The top two payment networks in the US, Visa Inc. (V) and Mastercard Inc. (MA), recently changed their fees structures for those merchants, who accept credit cards as a payment option from customers. The fees, charged every time the customer uses the card, is in most cases a percentage of the total amount spent by the customer. Across the board, for all businesses, the processing fees, or “swipe” fees, on credit cards, is most likely to increase.
Majority of the interchange fee goes to banks, which are issuing the cards. A very smaller percent comes the way of Visa and Mastercard, mainly for using their network to process the transaction. Visa and Mastercard said that the fees help cover the costs of innovation and keeping fraud away.
According to the companies, the fees were planned years ago but was delaying due to the pandemic. The changes include both increases and decreases and are designed to help small businesses and offer a safe and convenient shopping experience for consumers. However, retail trade groups and a group of lawmakers are of the opinion that the step will add more burden onto the customers.

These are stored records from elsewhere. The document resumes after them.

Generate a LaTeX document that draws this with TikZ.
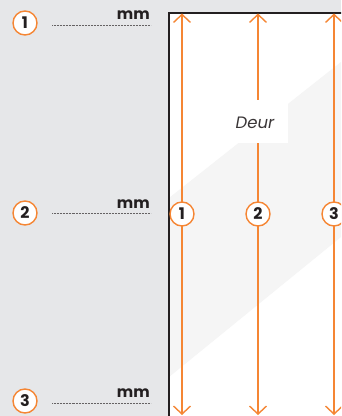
\documentclass[tikz,border=0pt]{standalone}
\usepackage{fontspec}
\setmainfont{Poppins}
\usepackage{xcolor}
\usetikzlibrary{arrows.meta}
\definecolor{doororange}{RGB}{245, 134, 52}
\definecolor{wallgray}{RGB}{230, 231, 233}
\definecolor{bandgray}{RGB}{245, 245, 245}
\definecolor{inkdark}{RGB}{35, 31, 32}

\tikzset{
    numcircle/.style={circle, draw=doororange, line width=1.4pt, fill=white, minimum size=24pt, inner sep=0pt, text=inkdark, font=\fontsize{16}{16}\selectfont\bfseries},
    dimarrow/.style={draw=doororange, line width=1.4pt, {Straight Barb[length=8pt,width=17pt]}-{Straight Barb[length=8pt,width=17pt]}},
    mmlabel/.style={anchor=base east, inner sep=0pt, text=inkdark, font=\fontsize{15.5}{15.5}\selectfont\bfseries},
    dotline/.style={draw=inkdark!70, line width=0.7pt, dash pattern=on 0.7pt off 0.8pt}
}

\begin{document}
\begin{tikzpicture}[x=1pt, y=-1pt]
    \useasboundingbox (0,0) rectangle (341,416);
    \begin{scope}
        \clip (0,0) rectangle (341,416);
        % wall and door
        \fill[wallgray] (0,0) rectangle (341,416);
        \fill[white] (169,13) rectangle (345,420);
        \fill[bandgray] (169,198) -- (341,62) -- (341,237) -- (169,377) -- cycle;
        \draw[inkdark, line width=1.5pt] (169,420) -- (169,13) -- (345,13);

        % dimension arrows on the door
        \foreach \i/\x in {1/182, 2/258, 3/334} {
            \coordinate (top\i) at (\x,13.5);
            \coordinate (bot\i) at (\x,415);
            \draw[dimarrow] (top\i) -- (bot\i);
            \node[numcircle] (door\i) at (\x,214) {\i};
        }
        \node[fill=white, minimum width=53pt, minimum height=43pt, inner sep=0pt] (deurbox) at (261.5,121.5) {};
        \node[text=inkdark!90, font=\fontsize{16.5}{16.5}\selectfont\itshape] (deur) at (255,123) {Deur};
    \end{scope}

    % fill-in rows
    \foreach \i/\y/\b/\d in {1/23/19.3/25, 2/213/208.3/213.3, 3/401/397.7/403.3} {
        \node[numcircle] (row\i) at (25,\y) {\i};
        \node[mmlabel] (mm\i) at (150,\b) {mm};
        \coordinate (dotA\i) at (52,\d);
        \coordinate (dotB\i) at (151,\d);
        \draw[dotline] (dotA\i) -- (dotB\i);
    }
\end{tikzpicture}
\end{document}
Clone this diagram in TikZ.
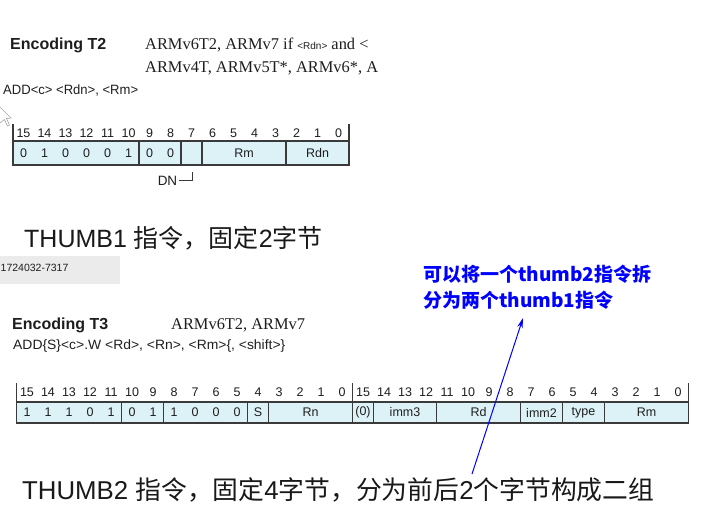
\documentclass[tikz,border=0pt]{standalone}
\usepackage{fontspec}
\setmainfont{Liberation Sans}
\newfontfamily\serif{Liberation Serif}
\newfontfamily\cjk{Noto Sans CJK SC}
\usetikzlibrary{arrows.meta}
\definecolor{cellfill}{HTML}{DDF2F7}
\definecolor{linec}{HTML}{3A3A3A}
\definecolor{txt}{HTML}{1E1E1E}
\definecolor{annot}{HTML}{0000FF}
\tikzset{
  hdr/.style={inner sep=0pt, text=txt, font=\fontsize{12.5}{12.5}\selectfont},
  cellt/.style={inner sep=0pt, text=txt, font=\fontsize{12.5}{12.5}\selectfont},
  tline/.style={draw=linec, line width=1.3pt},
  enc/.style={inner sep=0pt, anchor=west, text=txt, font=\bfseries\fontsize{16}{16}\selectfont},
  arch/.style={inner sep=0pt, anchor=west, text=txt, font=\serif\fontsize{16.4}{16.4}\selectfont},
  code/.style={inner sep=0pt, anchor=west, text=txt, font=\fontsize{13.5}{13.5}\selectfont},
  big/.style={inner sep=0pt, anchor=base west, text=black!90},
  blue/.style={inner sep=0pt, anchor=west, text=annot, font=\cjk\bfseries\fontsize{19}{19}\selectfont}
}
\begin{document}
\begin{tikzpicture}[x=1pt,y=-1pt]
\useasboundingbox (0,0) rectangle (706,512);
\fill[white] (0,0) rectangle (706,512);

% cursor
\draw[gray!70, fill=white, line width=0.6pt] (0,107) -- (11,118) -- (6.5,118.5) -- (9.5,125) -- (7.5,126) -- (4.5,119.5) -- (0,123);

% ---------------- Encoding T2 ----------------
\begin{scope}
\clip (0,0) rectangle (381,100);
\node[enc] (encT2) at (10,45) {Encoding T2};
\node[arch] (archA) at (145,45) {ARMv6T2, ARMv7 if {\fontspec{Liberation Sans}\fontsize{10}{10}\selectfont <Rdn>} and <};
\node[arch] (archB) at (145,68) {ARMv4T, ARMv5T*, ARMv6*, A};
\end{scope}
\node[code] (codeT2) at (3,90) {\scalebox{0.967}[1]{ADD<c> <Rdn>, <Rm>}};

% table T2
\fill[cellfill] (13,141) rectangle (349,165);
\draw[tline] (13,124) -- (13,165) -- (349,165) -- (349,124);
\draw[tline] (13,141) -- (349,141);
\foreach \x in {139,181,202,286} \draw[tline] (\x,141) -- (\x,165);
\foreach \b in {0,...,15} \node[hdr] (ha\b) at ({13+21*(15-\b)+10.5},133.5) {\b};
\foreach \v [count=\i from 0] in {0,1,0,0,0,1,0,0}
  \node[cellt] (ca\i) at ({13+21*\i+10.5},153) {\v};
\node[cellt] (rmA) at (244,153) {Rm};
\node[cellt] (rdnA) at (317.5,153) {Rdn};
\node[inner sep=0pt, text=txt, font=\fontsize{13.5}{13.5}\selectfont] (dn) at (167.5,180.5) {DN};
\coordinate (dnc) at (192,172);
\draw[linec, line width=1pt] ([xshift=2pt]dn.east) -| (dnc);

\node[big, font=\fontsize{25}{25}\selectfont] (t1) at (24,247) {THUMB1 {\cjk 指令，固定}2{\cjk 字节}};

% gray box
\fill[black!8] (0,256) rectangle (120,283.5);
\node[inner sep=0pt, anchor=west, text=txt, font=\fontsize{10.5}{10.5}\selectfont] (ph) at (0.5,267.5) {1724032-7317};

% blue annotation
\node[blue] (n1) at (423,274) {可以将一个thumb2指令拆};
\node[blue] (n2) at (423,300) {分为两个thumb1指令};

% ---------------- Encoding T3 ----------------
\node[enc] (encT3) at (12,325) {Encoding T3};
\node[arch] (archC) at (171,325) {ARMv6T2, ARMv7};
\node[code] (codeT3) at (13,346) {\scalebox{1.03}[1]{ADD\{S\}<c>.W <Rd>, <Rn>, <Rm>\{, <shift>\}}};

% table T3
\fill[cellfill] (16.5,402) rectangle (688.5,423);
\draw[tline] (16.5,383) -- (16.5,423) -- (688.5,423) -- (688.5,383);
\draw[tline] (352.5,383) -- (352.5,423);
\draw[tline] (16.5,402) -- (688.5,402);
\foreach \x in {121.5,163.5,247.5,268.5,373.5,436.5,520.5,562.5,604.5} \draw[tline] (\x,402) -- (\x,423);
\foreach \b in {0,...,15} {
  \node[hdr] (hb\b) at ({16.5+21*(15-\b)+10.5},392) {\b};
  \node[hdr] (hc\b) at ({352.5+21*(15-\b)+10.5},392) {\b};
}
\foreach \v [count=\i from 0] in {1,1,1,0,1,0,1,1,0,0,0,S}
  \node[cellt] (cb\i) at ({16.5+21*\i+10.5},412.5) {\v};
\node[cellt] (rnB) at (310.5,412.5) {Rn};
\node[cellt] (z0) at (363,412.5) {(0)};
\node[cellt] (imm3) at (405,412.5) {imm3};
\node[cellt] (rdB) at (478.5,412.5) {Rd};
\node[cellt] (imm2) at (541.5,412.5) {imm2};
\node[cellt] (typeB) at (583.5,412.5) {type};
\node[cellt] (rmB) at (646.5,412.5) {Rm};

\node[big, font=\fontsize{25.8}{25.8}\selectfont] (t2) at (22,499) {THUMB2 {\cjk 指令，固定}4{\cjk 字节，分为前后}2{\cjk 个字节构成二组}};

% arrow
\coordinate (arrS) at (472,474);
\coordinate (arrE) at (523,318);
\draw[annot, line width=1pt, -{Stealth[length=10pt,width=5.5pt]}] (arrS) -- (arrE);
\end{tikzpicture}
\end{document}
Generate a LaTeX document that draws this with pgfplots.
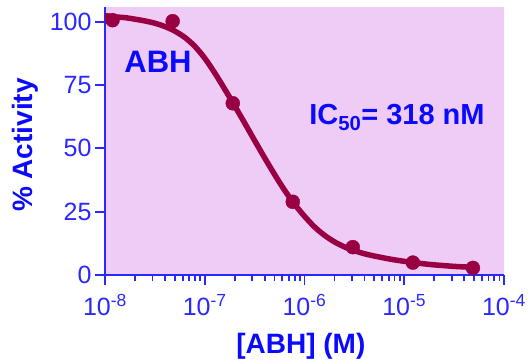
\documentclass[border=0pt]{standalone}
\usepackage{pgfplots}
\pgfplotsset{compat=1.18}
\usepackage{fontspec}
\setmainfont{Liberation Sans}
\definecolor{axblue}{RGB}{40,40,255}
\definecolor{txtblue}{RGB}{10,10,255}
\definecolor{bgviolet}{RGB}{238,204,245}
\definecolor{curvecol}{RGB}{153,0,68}
\begin{document}
\begin{tikzpicture}
\begin{axis}[
  scale only axis, width=399pt, height=268pt,
  xmode=log, xmin=1e-8, xmax=1e-4, ymin=0, ymax=105.8,
  axis x line*=bottom, axis y line*=left,
  x axis line style={-}, y axis line style={-},
  axis line style={axblue, line width=2pt},
  every tick/.style={axblue, line width=1.8pt},
  tick align=outside,
  major tick length=10pt, minor tick length=6pt,
  xtick={1e-8,1e-7,1e-6,1e-5,1e-4},
  xticklabels={10\textsuperscript{-8},10\textsuperscript{-7},10\textsuperscript{-6},10\textsuperscript{-5},10\textsuperscript{-4}},
  ytick={0,25,50,75,100},
  yticklabels={0,25,50,75,100},
  tick label style={font=\fontsize{25}{30}\selectfont, text=axblue},
  xticklabel style={yshift=-6pt},
  xlabel={[ABH] (M)}, ylabel={\% Activity},
  every axis x label/.style={at={(axis description cs:0.491,-0.265)}, anchor=center},
  every axis y label/.style={at={(axis description cs:-0.2005,0.485)}, rotate=90, anchor=center},
  label style={font=\bfseries\fontsize{28}{32}\selectfont, text=txtblue},
  axis background/.style={fill=bgviolet},
]
\addplot[curvecol, line width=5.5pt, smooth, no marks] coordinates {
(1e-8,102.4) (1.2589e-8,101.9) (1.5849e-8,101.6) (1.9953e-8,101.0)
(2.5119e-8,100.3) (3.1623e-8,99.4) (3.9811e-8,98.1) (5.0119e-8,96.3)
(6.3096e-8,93.8) (7.9433e-8,90.3) (1e-7,85.6) (1.2589e-7,79.8)
(1.5849e-7,73.4) (1.9953e-7,66.8) (2.5119e-7,60.0) (3.1623e-7,53.1)
(3.9811e-7,46.3) (5.0119e-7,39.7) (6.3096e-7,33.5) (7.9433e-7,28.0)
(1e-6,23.2) (1.2589e-6,19.0) (1.5849e-6,15.7) (1.9953e-6,13.1)
(2.5119e-6,11.1) (3.1623e-6,9.6) (3.9811e-6,8.4) (5.0119e-6,7.5)
(6.3096e-6,6.7) (7.9433e-6,6.0) (1e-5,5.4) (1.2589e-5,4.9)
(1.5849e-5,4.4) (1.9953e-5,4.0) (2.5119e-5,3.7) (3.1623e-5,3.4)
(3.9811e-5,3.2) (4.88e-5,3.0)
};
\addplot[only marks, mark=*, mark size=7pt, curvecol] coordinates {
(1.19e-8,100.6) (4.77e-8,100.2) (1.91e-7,67.8) (7.63e-7,28.9)
(3.05e-6,11.0) (1.22e-5,4.9) (4.88e-5,2.8)
};
\node[font=\bfseries\fontsize{31}{36}\selectfont, text=txtblue] at (axis cs:3.40e-8,84.0) {ABH};
\node[font=\bfseries\fontsize{29}{34}\selectfont, text=txtblue] at (axis cs:8.45e-6,62.3) {IC\textsubscript{50}= 318 nM};
\coordinate (bl) at (rel axis cs:0,0);
\coordinate (tr) at (rel axis cs:1,1);
\end{axis}
\pgfresetboundingbox
\path[use as bounding box] ([xshift=-105pt,yshift=-85pt]bl) rectangle ([xshift=25pt,yshift=7pt]tr);
\end{tikzpicture}
\end{document}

Although some companies forecast fees hikes, Mastercard said that it is lowering costs for all merchants with transactions below $5 and Visa said that it is cutting rates by 10 percent for more than 90 percent of small businesses, which according to Reuters meant those with $250,000 or less in credit card volume. Both the card companies said that these changes will help make small businesses more competitive against big-box retailers and help local shoppers.
According to analysts, only a slow segment of merchants with a small overall transaction volume might benefit from the new fee structure. Most of the retailers will experience increased costs, which will ultimately affect the customer, who is already dealing with the highest inflation in 40 years.